EXERCISE DETAILS
Your task is to copy the listing exactly, with the pictures left out.

COLLECTED DATA
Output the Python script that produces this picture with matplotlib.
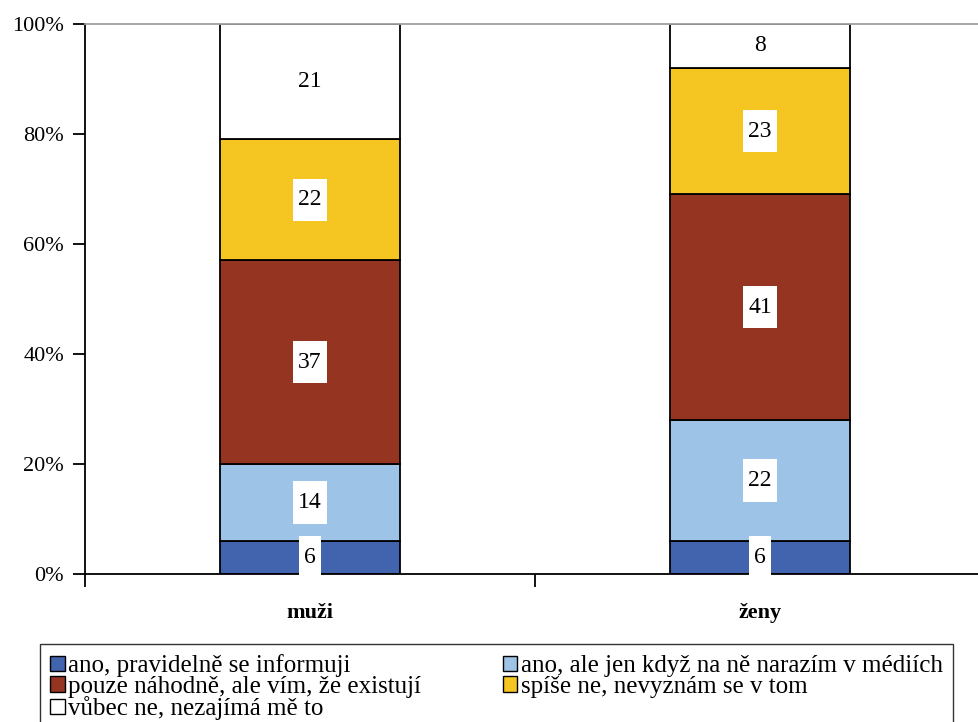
import matplotlib
matplotlib.use("Agg")
import matplotlib.pyplot as plt
from matplotlib.path import Path
import numpy as np

plt.rcParams['font.family'] = ['Liberation Serif', 'DejaVu Serif']

categories = ["muži", "ženy"]
series_names = [
    "ano, pravidelně se informuji",
    "ano, ale jen když na ně narazím v médiích",
    "pouze náhodně, ale vím, že existují",
    "spíše ne, nevyznám se v tom",
    "vůbec ne, nezajímá mě to",
]
values = [
    [6, 6],
    [14, 22],
    [37, 41],
    [22, 23],
    [21, 8],
]
colors = ["#4263ad", "#9dc3e6", "#953420", "#f5c621", "#ffffff"]
y_ticks = [0, 20, 40, 60, 80, 100]


def label_box(x0, y0, width, height, mutation_size):
    # white rectangle with more vertical than horizontal padding
    px = 0.22 * mutation_size
    py = 0.45 * mutation_size
    x0, y0 = x0 - px, y0 - py
    x1, y1 = x0 + width + 2 * px, y0 + height + 2 * py
    return Path([(x0, y0), (x1, y0), (x1, y1), (x0, y1), (x0, y0)], closed=True)


fig = plt.figure(figsize=(9.79, 7.22), dpi=100)
ax = fig.add_axes([85 / 979, 1 - 574 / 722, 900 / 979, 550 / 722])

x = np.arange(len(categories))
bottom = np.zeros(len(categories))
handles = []
for name, vals, col in zip(series_names, values, colors):
    vals = np.array(vals, dtype=float)
    bars = ax.bar(x, vals, width=0.402, bottom=bottom, color=col,
                  edgecolor="black", linewidth=1.3, label=name, zorder=2)
    handles.append(bars)
    # labels on white segments need no backing box
    box = None if col == "#ffffff" else dict(boxstyle=label_box,
                                             facecolor="white",
                                             edgecolor="none")
    for xi, b, v in zip(x, bottom, vals):
        ax.text(xi, b + v / 2, f"{int(v)}", ha="center", va="center",
                fontsize=17, zorder=4, bbox=box)
    bottom += vals

ax.set_xlim(-0.5, 1.5)
ax.set_ylim(0, 100)
ax.set_yticks(y_ticks)
ax.set_yticklabels([f"{t}%" for t in y_ticks], fontsize=16)
ax.tick_params(axis="y", direction="out", length=9, width=1.3, pad=6)

ax.set_xticks([-0.5, 0.5, 1.5])
ax.set_xticklabels(["", "", ""])
ax.tick_params(axis="x", which="major", direction="out", length=9, width=1.3)
ax.set_xticks(x, minor=True)
ax.set_xticklabels(categories, minor=True, fontsize=16, fontweight="bold")
ax.tick_params(axis="x", which="minor", length=0, pad=21)

ax.spines["right"].set_visible(False)
ax.spines["top"].set_color("#a0a0a0")
ax.spines["top"].set_linewidth(1.3)
ax.spines["left"].set_linewidth(1.3)
ax.spines["bottom"].set_linewidth(1.3)

order = [0, 2, 4, 1, 3]
leg = fig.legend([handles[i] for i in order], [series_names[i] for i in order],
                 loc="upper left", bbox_to_anchor=(40 / 979, 1 - 644 / 722),
                 ncol=2, fontsize=18, frameon=True, fancybox=False,
                 edgecolor="black", handlelength=0.57, handleheight=0.57,
                 handletextpad=0.15, columnspacing=3.25, labelspacing=-0.06,
                 borderpad=0.42, borderaxespad=0)
leg.get_frame().set_linewidth(1.0)
for p in leg.get_patches():
    p.set_linewidth(1.0)

fig.savefig("out.png", dpi=100)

ANSWER FOR THIS EXERCISE
Output the Python script that produces this picture with matplotlib.
import matplotlib
matplotlib.use("Agg")
import matplotlib.pyplot as plt
from matplotlib.path import Path
import numpy as np

plt.rcParams['font.family'] = ['Liberation Serif', 'DejaVu Serif']

categories = ["muži", "ženy"]
series_names = [
    "ano, pravidelně se informuji",
    "ano, ale jen když na ně narazím v médiích",
    "pouze náhodně, ale vím, že existují",
    "spíše ne, nevyznám se v tom",
    "vůbec ne, nezajímá mě to",
]
values = [
    [6, 6],
    [14, 22],
    [37, 41],
    [22, 23],
    [21, 8],
]
colors = ["#4263ad", "#9dc3e6", "#953420", "#f5c621", "#ffffff"]
y_ticks = [0, 20, 40, 60, 80, 100]


def label_box(x0, y0, width, height, mutation_size):
    # white rectangle with more vertical than horizontal padding
    px = 0.22 * mutation_size
    py = 0.45 * mutation_size
    x0, y0 = x0 - px, y0 - py
    x1, y1 = x0 + width + 2 * px, y0 + height + 2 * py
    return Path([(x0, y0), (x1, y0), (x1, y1), (x0, y1), (x0, y0)], closed=True)


fig = plt.figure(figsize=(9.79, 7.22), dpi=100)
ax = fig.add_axes([85 / 979, 1 - 574 / 722, 900 / 979, 550 / 722])

x = np.arange(len(categories))
bottom = np.zeros(len(categories))
handles = []
for name, vals, col in zip(series_names, values, colors):
    vals = np.array(vals, dtype=float)
    bars = ax.bar(x, vals, width=0.402, bottom=bottom, color=col,
                  edgecolor="black", linewidth=1.3, label=name, zorder=2)
    handles.append(bars)
    # labels on white segments need no backing box
    box = None if col == "#ffffff" else dict(boxstyle=label_box,
                                             facecolor="white",
                                             edgecolor="none")
    for xi, b, v in zip(x, bottom, vals):
        ax.text(xi, b + v / 2, f"{int(v)}", ha="center", va="center",
                fontsize=17, zorder=4, bbox=box)
    bottom += vals

ax.set_xlim(-0.5, 1.5)
ax.set_ylim(0, 100)
ax.set_yticks(y_ticks)
ax.set_yticklabels([f"{t}%" for t in y_ticks], fontsize=16)
ax.tick_params(axis="y", direction="out", length=9, width=1.3, pad=6)

ax.set_xticks([-0.5, 0.5, 1.5])
ax.set_xticklabels(["", "", ""])
ax.tick_params(axis="x", which="major", direction="out", length=9, width=1.3)
ax.set_xticks(x, minor=True)
ax.set_xticklabels(categories, minor=True, fontsize=16, fontweight="bold")
ax.tick_params(axis="x", which="minor", length=0, pad=21)

ax.spines["right"].set_visible(False)
ax.spines["top"].set_color("#a0a0a0")
ax.spines["top"].set_linewidth(1.3)
ax.spines["left"].set_linewidth(1.3)
ax.spines["bottom"].set_linewidth(1.3)

order = [0, 2, 4, 1, 3]
leg = fig.legend([handles[i] for i in order], [series_names[i] for i in order],
                 loc="upper left", bbox_to_anchor=(40 / 979, 1 - 644 / 722),
                 ncol=2, fontsize=18, frameon=True, fancybox=False,
                 edgecolor="black", handlelength=0.57, handleheight=0.57,
                 handletextpad=0.15, columnspacing=3.25, labelspacing=-0.06,
                 borderpad=0.42, borderaxespad=0)
leg.get_frame().set_linewidth(1.0)
for p in leg.get_patches():
    p.set_linewidth(1.0)

fig.savefig("out.png", dpi=100)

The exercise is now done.